The main reason for this poor run was the state of the Celery Trenches pitch, which had become so rutted that a lot of top players refused to play on it, and it was deemed unsuitable for the top level of the County League. After playing only one home game the club decided to play its remaining home matches on Parker's Piece, a 10-hectare common in the centre of Cambridge with strong sporting links.
It was at Parker's Piece that the Cambridge Rules of football – highly influential in the creation of the modern rules of Association Football by the FA in 1863 – had first been put into practice a full 15 years earlier, in 1848. Thus, Cambridge has a strong claim to be the birthplace of football. A plaque on Parker's Piece declares: 'Here on Parker's Piece, in the 1800s, students established a common set of simple football rules emphasising skill above force, which forbade catching the ball and "hacking". These "Cambridge Rules" became the defining influence on the 1863 Football Association rules.'
Having to play home matches on Parker's Piece seems to have proved difficult and a number of top players left, some of ending up at Cambridge Town. Club President Henry Clement Francis came up with a solution and in the summer of 1931 summoned the officers of the club to meet him on a piece of land at the back of Mr Sindall's builders' yard on Newmarket Road.
Mr Francis made Abbey United two offers: they could accept all of the land he had acquired; or they could have a smaller piece and he would build a grandstand to accommodate between 300 and 400 people. The club decided to take up the second option and RJ Wadsworth, a Vice-President, was made responsible for building the dressing rooms. While the pitch was being laid the club returned to the Celery Trenches for one more season.

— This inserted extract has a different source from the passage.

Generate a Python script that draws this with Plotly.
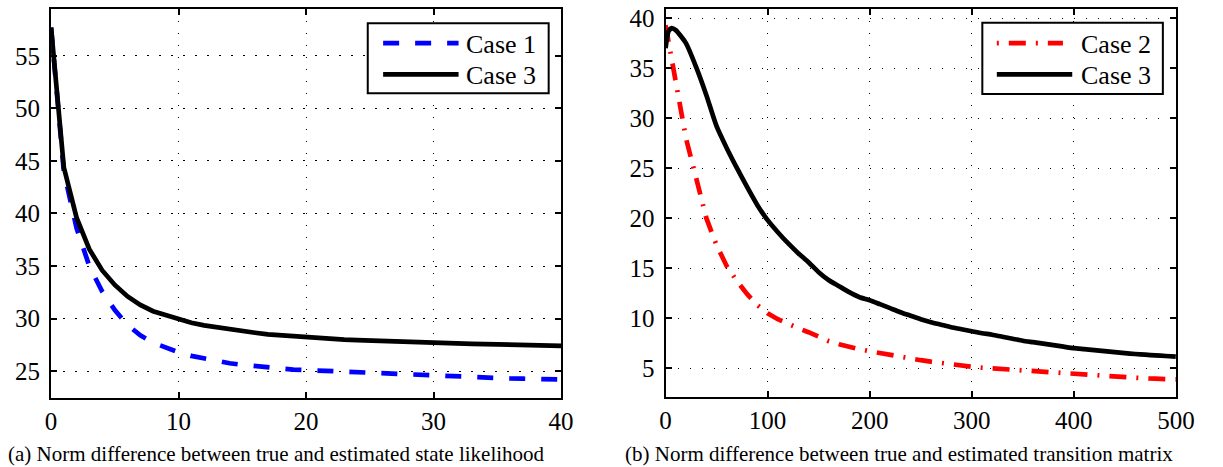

The new ground on the site we now know as the Abbey Stadium was officially opened on Wednesday, 31 August 1932 with a friendly match against Cambridge University Press, two goals by Jackie Bond giving Abbey a 2-0 win.
The first competitive match at the Abbey, a 5-4 defeat by Histon Institute in the FA Cup, was on 3 September 1932, with the first goal scored by Harvey Cornwell. Following that defeat, the first season at the Abbey progressed in similar fashion. United finished third in the Cambs Premier League and were knocked out of all cup competitions at the first time of asking. The season also included Abbey's record away defeat, by 11-4, at Wisbech Town.
But the 1933/34 season saw a return to winning ways, with the Abbey winning the Creake Charity Shield once more and finishing runners-up in the Cambs Premier League and the Cottenham Nursing Cup. Not only did that season see the opening of the club's first grandstand and the first silverware for two years, it also brought about the first meeting with Cambridge Town at first-team level.
There was bad feeling between the two clubs because the Town regularly 'stole' the Abbey's best players, being in a position to offer them jobs at a time of high unemployment. The two clubs met at Milton Road on 1 October 1933 in the First Qualifying Round of the FA Amateur Cup, but despite the Abbey players' keen desire to put on a good show, Town ran out 9-1 winners.
Compared to previous seasons, silverware in the five years between 1934/35 and 1938/39 was sparse, although the Creake Charity Shield was won twice (in 1936 and 1939) and the Soham Nursing Cup once (1938). Two matches from this period, both against Haddenham, stand out.
The 1936 Cottenham Nursing Cup semi-final was played in front of more than 2,000 people at Cottenham. The great interest the fixture provoked was probably due to the fact that Haddenham had won every one of their previous 19 matches and an upset was anticipated. The game finished 3-3 at full time but Haddenham went on to win 5-3 in extra time.
Three years later it was the semi-final of the Creake Charity Shield that provided the thrills. Shortly after half-time in the match, played at Ely City's ground on 25 March 1939, the Abbey were leading by 7-2. After Haddenham had missed a penalty, their injured goalkeeper left his goal to play as an outfield player and with his help they staged a remarkable fightback and ended up losing just 7-6.
Henry Clement Francis died in 1939 after a 20-year term as President. Abbey United's club officers were summoned to a meeting with his solicitors and told that the ground had been left in trust to the Mayor of Cambridge, the Vicar of Fen Ditton and the District Nursing Association, to be used for the playing of football by Abbey United (paying a nominal rent of half a crown a year) and grazing. In those days only very wealthy sports clubs had mechanical means of cutting grass, so sheep were left to graze on the pitch all day on the Friday. Committee members would clear the pitch of droppings the following morning.